The album as a whole is perfectly in sync, with unifying themes, beats and synths giving the record its identity and personality. It’s easy to feel the catharsis that comes through on Miss Anthropocene, as if Grimes is dumping the pressure and weight she carries into a vessel that represents not only her own doubts and fears about our world but also the real and existential problems that all humans face today. She breathes life into these critical issues, of which she says climate change is the most “urgent.”

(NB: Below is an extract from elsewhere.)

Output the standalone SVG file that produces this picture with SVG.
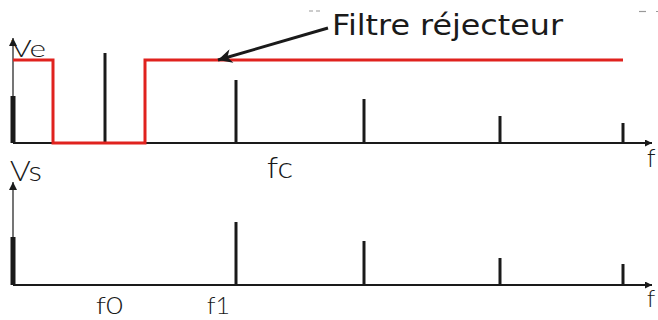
<svg xmlns="http://www.w3.org/2000/svg" width="658" height="320" viewBox="0 0 658 320">
<style>
.lbl{font-family:"Lato","DejaVu Sans",sans-serif;fill:#1a1a1a;font-weight:300}
.axis{stroke:#1a1a1a;fill:none}
.spk{stroke:#1a1a1a;stroke-width:3;fill:none}
.bar{stroke:#1a1a1a;stroke-width:5;fill:none}
</style>
<defs>
<marker id="ah" viewBox="0 0 10 10" refX="10" refY="5" markerWidth="8" markerHeight="8" markerUnits="userSpaceOnUse" orient="auto"><path d="M0,0 L10,5 L0,10 z" fill="#1a1a1a"/></marker>
<marker id="ahx" viewBox="0 0 10 10" refX="10" refY="5" markerWidth="9" markerHeight="7" markerUnits="userSpaceOnUse" orient="auto"><path d="M0,0 L10,5 L0,10 z" fill="#1a1a1a"/></marker>
<marker id="big" viewBox="0 0 10 10" refX="10" refY="5" markerWidth="18" markerHeight="14" markerUnits="userSpaceOnUse" orient="auto"><path d="M0,0 L10,5 L0,10 L3,5 z" fill="#1a1a1a"/></marker>
</defs>
<g id="artefacts" stroke="#999" stroke-width="1.2">
<line x1="309" y1="11" x2="322" y2="11" stroke-dasharray="4 3"/>
<line x1="639" y1="11.5" x2="646" y2="11.5"/>
<line x1="656" y1="11.5" x2="658" y2="11.5"/>
</g>
<g id="top-plot">
<line class="axis" x1="13" y1="143" x2="13" y2="38" stroke-width="1.2" marker-end="url(#ah)"/>
<line class="axis" x1="13" y1="143" x2="652" y2="143" stroke-width="2" marker-end="url(#ahx)"/>
<line class="bar" x1="13" y1="96" x2="13" y2="143"/>
<line class="spk" x1="105" y1="53" x2="105" y2="143"/>
<line class="spk" x1="236" y1="80" x2="236" y2="143"/>
<line class="spk" x1="364" y1="99" x2="364" y2="143"/>
<line class="spk" x1="500" y1="116" x2="500" y2="143"/>
<line class="spk" x1="623" y1="123" x2="623" y2="143"/>
<text class="lbl" x="11" y="57" font-size="24" textLength="35" lengthAdjust="spacingAndGlyphs">Ve</text>
<text class="lbl" x="647" y="167" font-size="25">f</text>
</g>
<g id="filter">
<polyline points="13,60 53,60 53,143 145,143 145,60 623,60" fill="none" stroke="#e0221e" stroke-width="3"/>
</g>
<g id="label-filtre">
<text x="332" y="35" font-family="'Comic Sans MS','DejaVu Sans',sans-serif" font-size="29" fill="#1a1a1a" textLength="231" lengthAdjust="spacingAndGlyphs">Filtre réjecteur</text>
</g>
<g id="connectors">
<line x1="328" y1="28" x2="218" y2="60" stroke="#1a1a1a" stroke-width="3" marker-end="url(#big)"/>
</g>
<g id="bottom-plot">
<line class="axis" x1="13" y1="285" x2="13" y2="182" stroke-width="1.2" marker-end="url(#ah)"/>
<line class="axis" x1="13" y1="285" x2="652" y2="285" stroke-width="1.8" stroke="#555" marker-end="url(#ahx)"/>
<line class="bar" x1="13" y1="237" x2="13" y2="285"/>
<line class="spk" x1="236" y1="222" x2="236" y2="285"/>
<line class="spk" x1="364" y1="241" x2="364" y2="285"/>
<line class="spk" x1="500" y1="258" x2="500" y2="285"/>
<line class="spk" x1="623" y1="264" x2="623" y2="285"/>
<text class="lbl" x="10" y="181" font-size="28" textLength="32" lengthAdjust="spacingAndGlyphs">Vs</text>
<text class="lbl" x="267" y="178" font-size="30" textLength="26" lengthAdjust="spacingAndGlyphs">fc</text>
<text class="lbl" x="96" y="314" font-size="24" textLength="27" lengthAdjust="spacingAndGlyphs">f0</text>
<text class="lbl" x="207" y="314" font-size="24" textLength="23" lengthAdjust="spacingAndGlyphs">f1</text>
<text class="lbl" x="647" y="307" font-size="24">f</text>
</g>
</svg>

Further pushing the boundaries of experimental and electronic music, Grimes’ latest work is not only a journey through a terrifying future but also a study of the modern-day era and the flaws of the human race. If this album is any indication of the terror that climate change will (and is already) inflicting on the world, then it is our obligation as humans to step up and do something about it. Or, in the words of Grimes, “Be who you are, embrace your demise, for you are the architect of it.”